begin Supplied data
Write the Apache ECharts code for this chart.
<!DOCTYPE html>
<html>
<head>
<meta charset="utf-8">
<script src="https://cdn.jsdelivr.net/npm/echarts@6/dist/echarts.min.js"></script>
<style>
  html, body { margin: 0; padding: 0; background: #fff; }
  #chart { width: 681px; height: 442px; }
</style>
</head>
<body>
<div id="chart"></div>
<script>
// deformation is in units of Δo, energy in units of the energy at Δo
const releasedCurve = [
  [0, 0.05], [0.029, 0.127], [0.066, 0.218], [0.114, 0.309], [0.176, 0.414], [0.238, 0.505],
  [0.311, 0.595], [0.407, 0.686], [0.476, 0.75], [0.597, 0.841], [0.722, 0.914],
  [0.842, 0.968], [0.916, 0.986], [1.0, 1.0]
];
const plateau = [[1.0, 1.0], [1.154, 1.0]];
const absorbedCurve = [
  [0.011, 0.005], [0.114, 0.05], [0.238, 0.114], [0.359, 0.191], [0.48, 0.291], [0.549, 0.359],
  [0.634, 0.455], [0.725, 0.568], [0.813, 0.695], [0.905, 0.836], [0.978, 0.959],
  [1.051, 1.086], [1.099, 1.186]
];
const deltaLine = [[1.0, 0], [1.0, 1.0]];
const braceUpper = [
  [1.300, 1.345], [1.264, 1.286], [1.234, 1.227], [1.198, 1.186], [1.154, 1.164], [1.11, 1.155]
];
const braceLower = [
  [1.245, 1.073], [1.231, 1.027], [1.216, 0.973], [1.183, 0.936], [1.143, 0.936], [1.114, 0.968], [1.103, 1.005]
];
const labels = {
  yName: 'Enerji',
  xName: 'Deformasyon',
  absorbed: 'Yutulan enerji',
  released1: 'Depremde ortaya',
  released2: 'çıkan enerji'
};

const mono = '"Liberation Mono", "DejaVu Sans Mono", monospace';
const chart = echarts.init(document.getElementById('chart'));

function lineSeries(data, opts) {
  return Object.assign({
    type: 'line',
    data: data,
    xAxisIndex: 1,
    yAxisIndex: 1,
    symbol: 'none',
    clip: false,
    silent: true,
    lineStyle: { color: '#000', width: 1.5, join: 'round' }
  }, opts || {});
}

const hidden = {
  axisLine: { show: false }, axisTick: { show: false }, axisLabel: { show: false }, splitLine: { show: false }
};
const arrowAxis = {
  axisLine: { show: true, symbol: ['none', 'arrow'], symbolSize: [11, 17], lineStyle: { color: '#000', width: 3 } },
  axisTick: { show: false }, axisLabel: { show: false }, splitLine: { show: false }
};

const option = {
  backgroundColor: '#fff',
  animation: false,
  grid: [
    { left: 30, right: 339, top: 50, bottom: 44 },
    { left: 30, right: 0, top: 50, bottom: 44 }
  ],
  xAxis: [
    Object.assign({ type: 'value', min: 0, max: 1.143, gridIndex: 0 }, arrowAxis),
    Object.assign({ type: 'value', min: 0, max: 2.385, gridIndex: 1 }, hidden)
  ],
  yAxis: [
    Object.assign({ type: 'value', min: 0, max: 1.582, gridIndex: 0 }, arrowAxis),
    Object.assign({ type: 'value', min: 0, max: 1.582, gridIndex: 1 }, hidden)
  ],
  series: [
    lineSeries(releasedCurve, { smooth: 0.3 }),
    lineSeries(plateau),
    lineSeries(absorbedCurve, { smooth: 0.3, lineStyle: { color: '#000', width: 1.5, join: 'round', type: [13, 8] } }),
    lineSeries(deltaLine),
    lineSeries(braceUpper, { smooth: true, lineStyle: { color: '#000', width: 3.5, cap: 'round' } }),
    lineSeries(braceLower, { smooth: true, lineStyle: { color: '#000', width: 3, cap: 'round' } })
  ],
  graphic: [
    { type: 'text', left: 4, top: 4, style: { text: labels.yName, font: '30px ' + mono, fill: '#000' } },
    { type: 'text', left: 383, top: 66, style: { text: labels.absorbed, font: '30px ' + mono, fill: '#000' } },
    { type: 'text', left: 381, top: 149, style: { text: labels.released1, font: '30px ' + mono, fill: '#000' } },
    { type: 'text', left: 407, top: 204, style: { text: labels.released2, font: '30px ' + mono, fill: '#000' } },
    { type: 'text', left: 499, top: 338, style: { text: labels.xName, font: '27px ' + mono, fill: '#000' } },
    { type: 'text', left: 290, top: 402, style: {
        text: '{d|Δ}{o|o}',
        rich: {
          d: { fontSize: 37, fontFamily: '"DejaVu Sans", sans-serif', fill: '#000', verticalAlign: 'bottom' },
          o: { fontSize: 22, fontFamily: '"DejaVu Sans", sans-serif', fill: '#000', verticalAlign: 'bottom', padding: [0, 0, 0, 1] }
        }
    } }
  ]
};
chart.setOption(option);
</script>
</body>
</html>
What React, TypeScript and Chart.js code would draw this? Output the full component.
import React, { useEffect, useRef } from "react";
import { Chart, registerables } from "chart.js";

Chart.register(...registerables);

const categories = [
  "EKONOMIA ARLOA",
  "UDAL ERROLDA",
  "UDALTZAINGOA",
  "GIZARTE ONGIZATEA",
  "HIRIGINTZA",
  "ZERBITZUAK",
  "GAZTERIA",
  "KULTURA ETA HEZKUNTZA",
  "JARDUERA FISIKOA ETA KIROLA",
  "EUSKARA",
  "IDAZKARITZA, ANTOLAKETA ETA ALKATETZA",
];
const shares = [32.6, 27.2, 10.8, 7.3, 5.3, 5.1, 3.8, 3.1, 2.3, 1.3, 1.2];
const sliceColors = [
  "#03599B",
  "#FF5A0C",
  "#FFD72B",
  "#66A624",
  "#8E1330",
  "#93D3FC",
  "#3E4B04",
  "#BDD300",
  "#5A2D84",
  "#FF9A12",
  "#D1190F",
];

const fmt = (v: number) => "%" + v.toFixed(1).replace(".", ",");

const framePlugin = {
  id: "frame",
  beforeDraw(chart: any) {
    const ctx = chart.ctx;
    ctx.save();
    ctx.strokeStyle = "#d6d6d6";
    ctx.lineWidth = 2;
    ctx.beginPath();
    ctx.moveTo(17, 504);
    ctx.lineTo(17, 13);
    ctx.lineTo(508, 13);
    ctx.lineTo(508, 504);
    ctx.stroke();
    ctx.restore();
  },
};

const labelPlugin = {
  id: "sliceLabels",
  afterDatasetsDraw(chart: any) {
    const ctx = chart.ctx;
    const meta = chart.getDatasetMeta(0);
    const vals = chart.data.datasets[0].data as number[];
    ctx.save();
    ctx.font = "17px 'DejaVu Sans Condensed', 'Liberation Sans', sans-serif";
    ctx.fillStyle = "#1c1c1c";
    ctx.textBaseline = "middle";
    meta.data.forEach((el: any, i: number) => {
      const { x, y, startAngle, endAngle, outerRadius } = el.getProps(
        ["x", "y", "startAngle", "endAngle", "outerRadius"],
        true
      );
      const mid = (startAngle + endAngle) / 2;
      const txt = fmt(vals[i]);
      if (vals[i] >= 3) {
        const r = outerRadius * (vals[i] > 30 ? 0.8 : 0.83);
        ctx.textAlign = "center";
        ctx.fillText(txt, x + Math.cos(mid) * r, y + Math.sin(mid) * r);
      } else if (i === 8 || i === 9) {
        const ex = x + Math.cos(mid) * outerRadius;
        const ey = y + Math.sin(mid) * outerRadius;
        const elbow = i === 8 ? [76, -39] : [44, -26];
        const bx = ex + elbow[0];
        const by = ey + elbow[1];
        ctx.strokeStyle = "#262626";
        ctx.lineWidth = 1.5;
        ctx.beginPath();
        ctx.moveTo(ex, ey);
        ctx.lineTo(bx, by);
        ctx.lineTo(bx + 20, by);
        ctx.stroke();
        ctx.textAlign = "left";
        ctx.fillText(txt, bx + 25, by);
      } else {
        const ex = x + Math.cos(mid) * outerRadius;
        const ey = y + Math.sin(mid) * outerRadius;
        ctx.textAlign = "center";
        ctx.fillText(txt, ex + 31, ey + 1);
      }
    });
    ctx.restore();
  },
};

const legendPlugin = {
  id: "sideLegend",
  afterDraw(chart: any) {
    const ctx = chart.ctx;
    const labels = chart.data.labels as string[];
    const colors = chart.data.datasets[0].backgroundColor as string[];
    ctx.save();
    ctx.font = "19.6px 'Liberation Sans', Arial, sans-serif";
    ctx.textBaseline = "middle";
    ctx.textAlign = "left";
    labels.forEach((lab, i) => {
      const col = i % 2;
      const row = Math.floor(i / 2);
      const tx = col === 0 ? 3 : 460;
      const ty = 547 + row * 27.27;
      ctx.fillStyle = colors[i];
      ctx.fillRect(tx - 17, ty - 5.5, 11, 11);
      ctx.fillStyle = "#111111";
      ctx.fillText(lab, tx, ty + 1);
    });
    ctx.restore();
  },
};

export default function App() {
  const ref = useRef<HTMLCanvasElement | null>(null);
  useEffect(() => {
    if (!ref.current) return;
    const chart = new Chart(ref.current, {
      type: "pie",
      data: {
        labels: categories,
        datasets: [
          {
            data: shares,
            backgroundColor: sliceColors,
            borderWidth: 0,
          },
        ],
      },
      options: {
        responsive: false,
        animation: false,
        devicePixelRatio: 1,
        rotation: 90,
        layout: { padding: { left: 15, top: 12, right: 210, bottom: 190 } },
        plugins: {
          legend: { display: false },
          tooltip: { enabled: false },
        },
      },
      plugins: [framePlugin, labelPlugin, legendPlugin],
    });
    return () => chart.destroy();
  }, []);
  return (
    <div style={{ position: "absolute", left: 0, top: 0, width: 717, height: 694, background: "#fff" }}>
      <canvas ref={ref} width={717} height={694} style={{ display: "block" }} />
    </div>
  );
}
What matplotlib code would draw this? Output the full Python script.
end Supplied data
Required work:
Each line in the entries above that includes the string "Output" should be extracted.

Result below:
What React, TypeScript and Chart.js code would draw this? Output the full component.
What matplotlib code would draw this? Output the full Python script.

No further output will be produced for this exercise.